In questa versione PS4 sono stati apportati dei visibili miglioramenti tecnici. La risoluzione è passata dai 720p ai più attuali 1080p, è stata migliorata la gestione dell’illuminazione negli ambienti e durante le cutscene, è stata aumentata la mappatura delle ombre e abilitato il rendering multitraccia. Il tutto può tradursi con un semplice: il gioco è visibilmente più curato e bello da vedersi.
La straordinaria direzione artistica viene poi coadiuvata da una colonna sonora semplicemente perfetta. La potenza drammatica che trasuda dalle melodie del compositore canadese Normand Corbeil è eccezionale, e vi rimarrà attaccata come la pioggia del gioco, rievocando con poche note momenti memorabili del gioco.
Il doppiaggio italiano, benché nell’insieme non all’altezza dell’originale inglese, si attesta comunque come un buon lavoro, con una qualità di interpretazione che va dai bravi Pino Insegno (Ethan), Gianni Gaude (Scott) e Alessandro Rigotti (Norman), passando per la non convincente Claudia Gerini (Madison), e arrivando alle insopportabili voci artificiali dei bambini.
Porting
Anche in questo caso ci troviamo di fronte a un porting fedele del titolo originale. Anche troppo.

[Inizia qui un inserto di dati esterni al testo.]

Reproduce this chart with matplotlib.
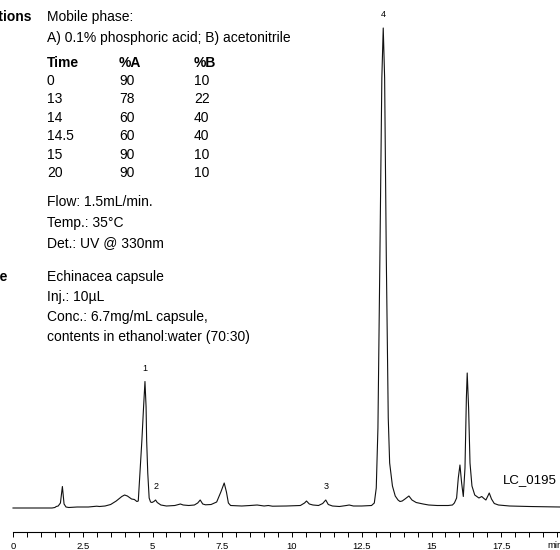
import matplotlib
matplotlib.use('Agg')
import matplotlib.pyplot as plt
import numpy as np

plt.rcParams['font.family'] = ['Liberation Sans', 'DejaVu Sans']

# chromatogram trace (time in min, detector response)
times = [0.0, 1.40, 1.50, 1.55, 1.62, 1.70, 1.77, 1.83, 1.90, 2.0, 2.3, 2.7, 3.0, 3.1, 3.3,
         3.5, 3.7, 3.9, 4.0, 4.1, 4.25, 4.35, 4.44, 4.49, 4.55, 4.62, 4.68, 4.73, 4.77,
         4.79, 4.83, 4.88, 4.93, 4.98, 5.05, 5.11, 5.17, 5.3, 5.5, 5.8, 6.0, 6.1, 6.3,
         6.5, 6.62, 6.71, 6.8, 6.9, 7.1, 7.3, 7.45, 7.57, 7.65, 7.72, 7.8, 8.2, 8.5,
         8.75, 9.0, 9.15, 9.3, 9.8, 10.3, 10.45, 10.52, 10.62, 10.75, 10.95, 11.1,
         11.21, 11.3, 11.45, 11.7, 11.95, 12.05, 12.2, 12.5, 12.85, 12.95, 13.02,
         13.08, 13.15, 13.22, 13.27, 13.32, 13.38, 13.45, 13.5, 13.6, 13.7, 13.8,
         13.87, 13.95, 14.05, 14.19, 14.3, 14.45, 14.7, 14.9, 15.2, 15.6, 15.75,
         15.82, 15.9, 15.96, 16.02, 16.08, 16.14, 16.2, 16.25, 16.28, 16.33, 16.38,
         16.45, 16.55, 16.7, 16.8, 16.88, 16.95, 17.02, 17.07, 17.15, 17.25, 17.4,
         17.8, 18.5, 19.6]
signal = [0, 0, 0.5, 1.5, 2, 5, 21.5, 4, 1, 0.5, 1, 1, 1.8, 1.5, 2,
          3.5, 7, 11.5, 13, 12, 9, 8.5, 6.5, 7, 35, 68, 101, 126.5, 101,
          68, 35, 10, 6, 5.5, 6.5, 8, 5.5, 3, 2, 2.5, 4, 3, 2.5,
          3, 5, 8, 4, 3.2, 3.5, 6, 16, 25, 16, 5, 2.5, 2, 2.5,
          3, 2, 2.5, 1.8, 2, 2.5, 5, 7, 4, 3, 2.5, 4.5,
          8, 3.5, 2, 1.5, 2.5, 3, 2, 2, 2.5, 5, 20,
          80, 250, 430, 480, 430, 250, 90, 45, 22, 12, 8,
          6.5, 7, 9, 12, 8, 5.5, 4, 3, 2.5, 2.5, 3,
          5, 10, 30, 43, 25, 11.5, 40, 110, 135, 100, 45,
          22, 13, 10, 11.5, 9.5, 8, 12, 15, 9, 4.5, 3,
          2, 1.5, 1]

peak_names = ['1', '2', '3', '4']
peak_times = [4.73, 5.11, 11.21, 13.27]
peak_heights = [126.5, 8, 8, 480]

grad_time = ['0', '13', '14', '14.5', '15', '20']
grad_a = ['90', '78', '60', '60', '90', '90']
grad_b = ['10', '22', '40', '40', '10', '10']

W, H = 560, 550


def fx(px):
    return px / W


def fy(py):
    return 1 - py / H


fig = plt.figure(figsize=(W / 100, H / 100), dpi=100)
ax = fig.add_axes([0, 0, 1, 1])
ax.patch.set_alpha(0)

ax.plot(times, signal, color='#111111', lw=0.8)

for s in ['left', 'right', 'top']:
    ax.spines[s].set_visible(False)
ax.spines['bottom'].set_position(('data', -24))
ax.spines['bottom'].set_bounds(0, 25)
ax.spines['bottom'].set_linewidth(0.8)
ax.set_yticks([])
ax.set_xticks([0, 2.5, 5, 7.5, 10, 12.5, 15, 17.5])
ax.set_xticklabels(['0', '2.5', '5', '7.5', '10', '12.5', '15', '17.5'])
ax.set_xticks(np.arange(0, 20.01, 0.5), minor=True)
ax.tick_params(axis='x', which='both', direction='out', length=3.5, width=0.7,
               labelsize=6.8, pad=4)

# limits after ticks, so the ticks do not widen the view
ax.set_xlim(-13 / 27.9, (W - 13) / 27.9)
ax.set_ylim(-42, 508)

ax.text(19.15, -37, 'min', fontsize=6.8, ha='left', va='center')

for name, t, h in zip(peak_names, peak_times, peak_heights):
    ax.annotate(name, (t, h), xytext=(0, 9.5), textcoords='offset points',
                ha='center', va='center', fontsize=6.5)

fig.text(fx(503), fy(480), 'LC_0195', fontsize=9.5, ha='left', va='center')

# conditions block
fs = 10
fig.text(fx(-41), fy(17), 'Conditions', fontsize=fs, fontweight='bold', va='center')
fig.text(fx(47), fy(17), 'Mobile phase:', fontsize=fs, va='center')
fig.text(fx(47), fy(38), 'A) 0.1% phosphoric acid; B) acetonitrile', fontsize=fs, va='center')
fig.text(fx(47), fy(63), 'Time', fontsize=fs, fontweight='bold', va='center')
fig.text(fx(119), fy(63), '%A', fontsize=fs, fontweight='bold', va='center')
fig.text(fx(194), fy(63), '%B', fontsize=fs, fontweight='bold', va='center')
for i, (t, a, b) in enumerate(zip(grad_time, grad_a, grad_b)):
    y = 81 + i * 18.4
    fig.text(fx(47), fy(y), t, fontsize=fs, va='center')
    fig.text(fx(119), fy(y), a, fontsize=fs, va='center')
    fig.text(fx(194), fy(y), b, fontsize=fs, va='center')

cond = ['Flow: 1.5mL/min.', 'Temp.: 35\u00b0C', 'Det.: UV @ 330nm']
for i, line in enumerate(cond):
    fig.text(fx(47), fy(202 + i * 20.5), line, fontsize=fs, va='center')

fig.text(fx(-41), fy(277), 'Sample', fontsize=fs, fontweight='bold', va='center')
sample = ['Echinacea capsule', 'Inj.: 10\u00b5L', 'Conc.: 6.7mg/mL capsule,',
          'contents in ethanol:water (70:30)']
for i, line in enumerate(sample):
    fig.text(fx(47), fy(277 + i * 20), line, fontsize=fs, va='center')

fig.savefig('out.png', dpi=100)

A parte l’aggiornamento grafico, infatti, questa versione di Heavy Rain su PS4 è fondamentalmente identica a quella uscita a suo tempo per PS3, nel bene e nel male.
Se il porting di Beyond: Two Souls quanto meno ha portato con sé qualche feature in più, tra cui una gradita schermata di riepilogo a fine capitolo delle scelte effettuate e un DLC, questo di Heavy Rain non presenta aggiunte di sorta, ed è persino assente il DLC “L’imbalsamatore” che narra un episodio prequel con protagonista Madison. È vero che sarebbe stato strano trovare delle aggiunte significative in un gioco strutturalmente chiuso come Heavy Rain, ma per una riedizione di questo tipo ci si sarebbe aspettati come minimo la presenza del DLC, oltre che la feature di riepilogo già sperimentata. A parte il lavoro sulla grafica, quindi, si ha la netta sensazione di avere tra le mani un porting piuttosto pigro da parte di Quantic Dream.